Reconciling Good and Evil

My fellow journalists and I are in a somewhat shocked state tonight after we were reluctantly required to report the story of a former co-worker and long-time friend who stands accused of multiple counts of lewd molestation of minor children.

Normally when we report on events such as these, the accused involved are strangers, and as such are easy to dismiss as monsters and perverts. We almost universally regard child molesters as one-dimentional sub humans. This dismissal protects us by creating distance and alienation. The less they are like us, the less likely evil is among us.

The man accused in this case is not a stranger, and in our interaction with him, he was not an alien monster. He was a friend, who we repeatedly featured in our newspaper and magazine. I was always glad to see him, and he was glad to see me. He was intelligent and well-spoken. I guess that’s what nags at me tonight. In my life, he was a good man. How can such obviously wrong acts come from such an apparently good man, a man who is without any doubt able to distinguish good from evil?

I told my friend Ann, who is also a journalist, about it, and she said she couldn’t believe it. Later she texted me, “In total shock”, “Watched channel 9 news, still in shock” and “Just can’t believe it.”

Am I wrong to believe that humans are sentient, and as such can easily chose right from wrong?
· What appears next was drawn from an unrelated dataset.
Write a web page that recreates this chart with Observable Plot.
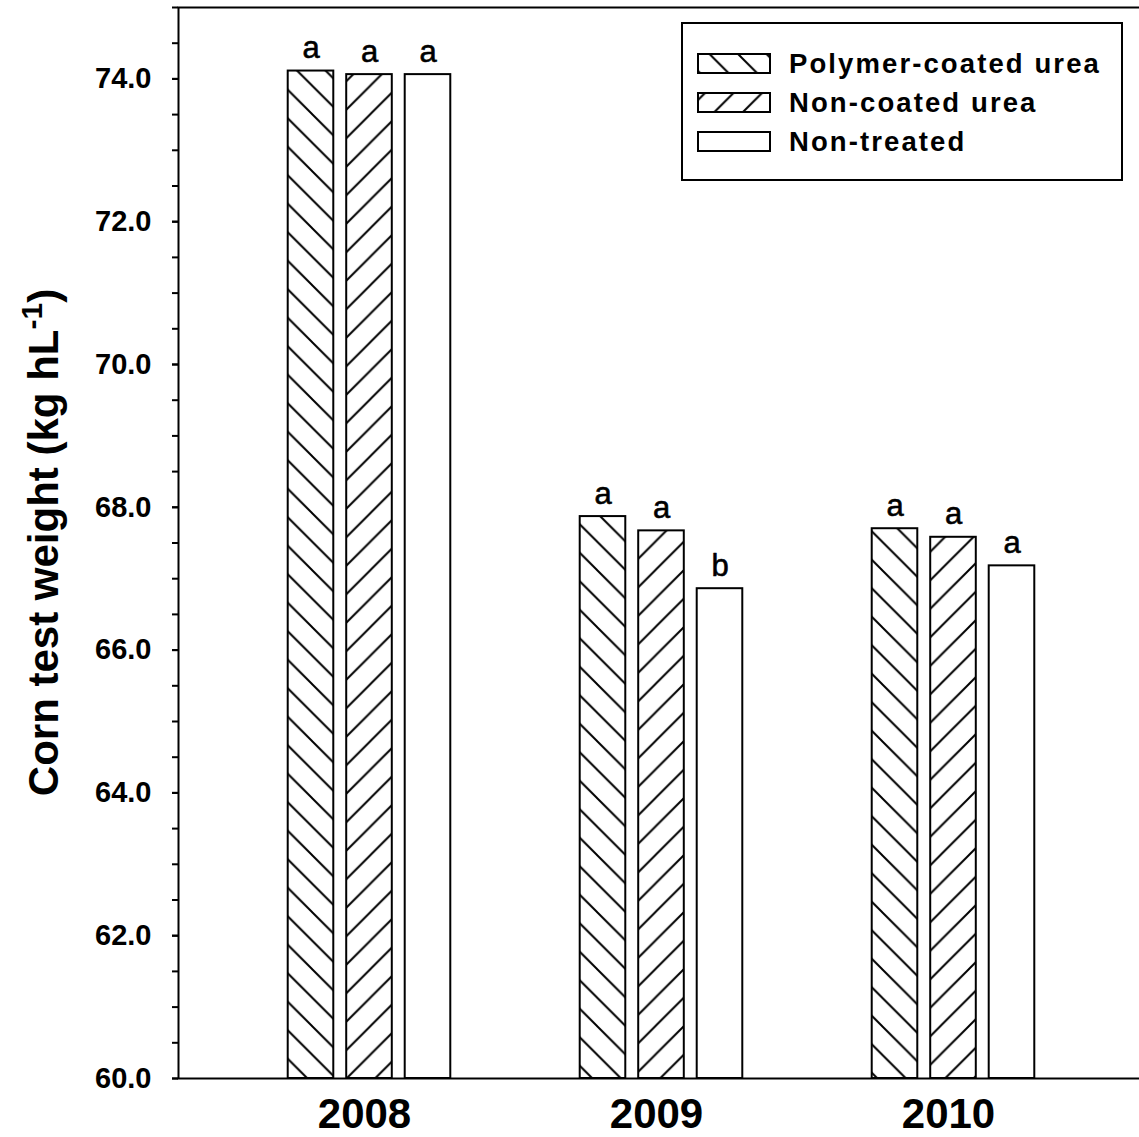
<!DOCTYPE html>
<html>
<head>
<meta charset="utf-8">
<script src="https://cdn.jsdelivr.net/npm/d3@7"></script>
<script src="https://cdn.jsdelivr.net/npm/@observablehq/plot@0.6"></script>
<style>
  body { margin: 0; background: #fff; }
  #chart { position: relative; width: 1139px; height: 1137px; overflow: hidden; }
</style>
</head>
<body>
<svg width="0" height="0" style="position:absolute">
  <defs>
    <pattern id="pat-pcu" patternUnits="userSpaceOnUse" width="28.5" height="28.5">
      <path d="M0,0 L28.5,28.5 M-3,25.5 L3,31.5 M25.5,-3 L31.5,3" stroke="black" stroke-width="2" fill="none"/>
    </pattern>
    <pattern id="pat-ncu" patternUnits="userSpaceOnUse" width="28.5" height="28.5">
      <path d="M0,28.5 L28.5,0 M-3,3 L3,-3 M25.5,31.5 L31.5,25.5" stroke="black" stroke-width="2" fill="none"/>
    </pattern>
  </defs>
</svg>
<div id="chart"></div>
<script>
// ---- data ----
const years = ["2008", "2009", "2010"];
const treatments = ["Polymer-coated urea", "Non-coated urea", "Non-treated"];
const polymerCoated = [74.11, 67.87, 67.70];
const nonCoated = [74.06, 67.67, 67.58];
const nonTreated = [74.06, 66.86, 67.18];
const lettersPolymer = ["a", "a", "a"];
const lettersNonCoated = ["a", "a", "a"];
const lettersNonTreated = ["a", "b", "a"];
const yMajorTicks = [60, 62, 64, 66, 68, 70, 72, 74];
const yMinorTicks = d3.range(60, 75.001, 0.5);
const yTitle = "Corn test weight (kg hL";
const yTitleSup = "-1";

// ---- build table ----
const series = [polymerCoated, nonCoated, nonTreated];
const letters = [lettersPolymer, lettersNonCoated, lettersNonTreated];
const fills = ["url(#pat-pcu)", "url(#pat-ncu)", "white"];
const data = treatments.flatMap((t, i) =>
  years.map((y, j) => ({ year: y, treatment: t, value: series[i][j], letter: letters[i][j] })));

const W = 1139, H = 1137;
const mL = 178, mR = -4, mT = 7, mB = 59;
const padOuter = 0.15;
const bandStep = (W - mL - mR) / (years.length + 2 * padOuter);
const barW = 46;
const barStep = 58.5;
const inset = (bandStep - barW) / 2;
const font = "'Liberation Sans', Arial, Helvetica, sans-serif";

const plot = Plot.plot({
  width: W, height: H,
  marginLeft: mL, marginRight: mR, marginTop: mT, marginBottom: mB,
  style: { fontFamily: font, color: "black", background: "white" },
  x: { domain: years, paddingInner: 0, paddingOuter: padOuter, label: null },
  y: { domain: [60, 75], label: null },
  marks: [
    ...treatments.map((t, i) => Plot.barY(data.filter(d => d.treatment === t), {
      x: "year", y1: 60, y2: "value",
      fill: fills[i], stroke: "black", strokeWidth: 2,
      dx: (i - 1) * barStep, insetLeft: inset, insetRight: inset
    })),
    ...treatments.map((t, i) => Plot.text(data.filter(d => d.treatment === t), {
      x: "year", y: "value", text: "letter",
      dx: (i - 1) * barStep, dy: -13, lineAnchor: "bottom",
      fontSize: 31, fill: "black", stroke: "black", strokeWidth: 0.6
    })),
    Plot.axisY({ ticks: yMinorTicks, tickSize: 6, tickFormat: () => "", strokeWidth: 2, label: null }),
    Plot.axisY({ ticks: yMajorTicks, tickSize: 6, tickPadding: 21, tickFormat: d3.format(".1f"),
      fontSize: 29, fontWeight: "bold", strokeWidth: 2, label: null }),
    Plot.axisX({ tickSize: 0, tickPadding: 20, fontSize: 42, fontWeight: "bold", dx: -5, label: null }),
    Plot.frame({ stroke: "black", strokeWidth: 2 })
  ]
});

document.getElementById("chart").appendChild(plot);

const svg = d3.select(plot);

// y-axis title with superscript
const yt = svg.append("text")
  .attr("transform", `translate(58,${(mT + H - mB) / 2}) rotate(-90)`)
  .attr("text-anchor", "middle")
  .attr("font-family", font)
  .attr("font-weight", "bold")
  .attr("font-size", 42)
  .attr("fill", "black");
yt.append("tspan").text(yTitle);
yt.append("tspan").attr("font-size", 30).attr("dy", -16).text(yTitleSup);
yt.append("tspan").attr("dy", 16).text(")");

// legend
const lg = svg.append("g");
lg.append("rect").attr("x", 682).attr("y", 23).attr("width", 440).attr("height", 157)
  .attr("fill", "white").attr("stroke", "black").attr("stroke-width", 2);
treatments.forEach((t, i) => {
  const y0 = 54 + i * 39;
  lg.append("rect").attr("x", 698).attr("y", y0).attr("width", 72).attr("height", 19)
    .attr("fill", fills[i]).attr("stroke", "black").attr("stroke-width", 2);
  lg.append("text").attr("x", 789).attr("y", y0 + 19).text(t)
    .attr("text-anchor", "start")
    .attr("font-family", font).attr("font-size", 27.5).attr("font-weight", "bold")
    .attr("letter-spacing", 2.1).attr("fill", "black");
});
</script>
</body>
</html>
Am I being naive? Or is there really in all of us what my friend David calls “the dark fucker”? Are we all just one terrible temptation away from evil?

I don’t know if the accusations against this man are valid. Hopefully the justice system will lay bare the truth. But tonight, we are in shock.

1 Comment

  1. People are all born with a natural tendency toward evil. Think about it. The first thing a child learns is No! A child instinctively migrates toward doing the wrong thing and has to be taught by his parents to learn good behavior. That is human nature. If a person is in an environment where he isn’t taught how to be good, he generally turns out to to bad things. Some people are able to learn how to be good on their own, but it’s difficult. No one has to be taught how to be bad. It’s in us from the beginning of our lives. Choosing to be bad or good is still a personal decision because we all know right from wrong, which means we are all accountable for the bad choices we make, even when we were never taught how to be good. It is not an excuse to do bad things. Being bad is easy. Being good takes discipline. Who among us does not have evil thoughts? Thankfully most of us choose to dismiss them and do the right thing most of the time. Your friend had a weakness toward molesting children even though he knew it was wrong. The more he did it, the more desensitized he became to his own perverted behavior. I’m sure when he first started doing it, he cringed and it most likely sickened him. But as he continued the behavior, the more natural it became to him and the more convinced he became that there was nothing wrong with what he was doing. It doesn’t mean that your friend is totally evil. It only means that he has a perverted weakness that he acted upon. Child molesters must never be allowed to be around children because the compulsion to molest them is overpowering. But I’m sure that the man you knew, was all of the good things you knew him to be as well. He does need to be held accountable for his actions. He also deserves to be forgiven. If you are comfortable in maintaining your friendship with him, there is nothing wrong with that. He has a serious problem and he needs to face it and now he will be forced to do that. And that’s all I have to say about that.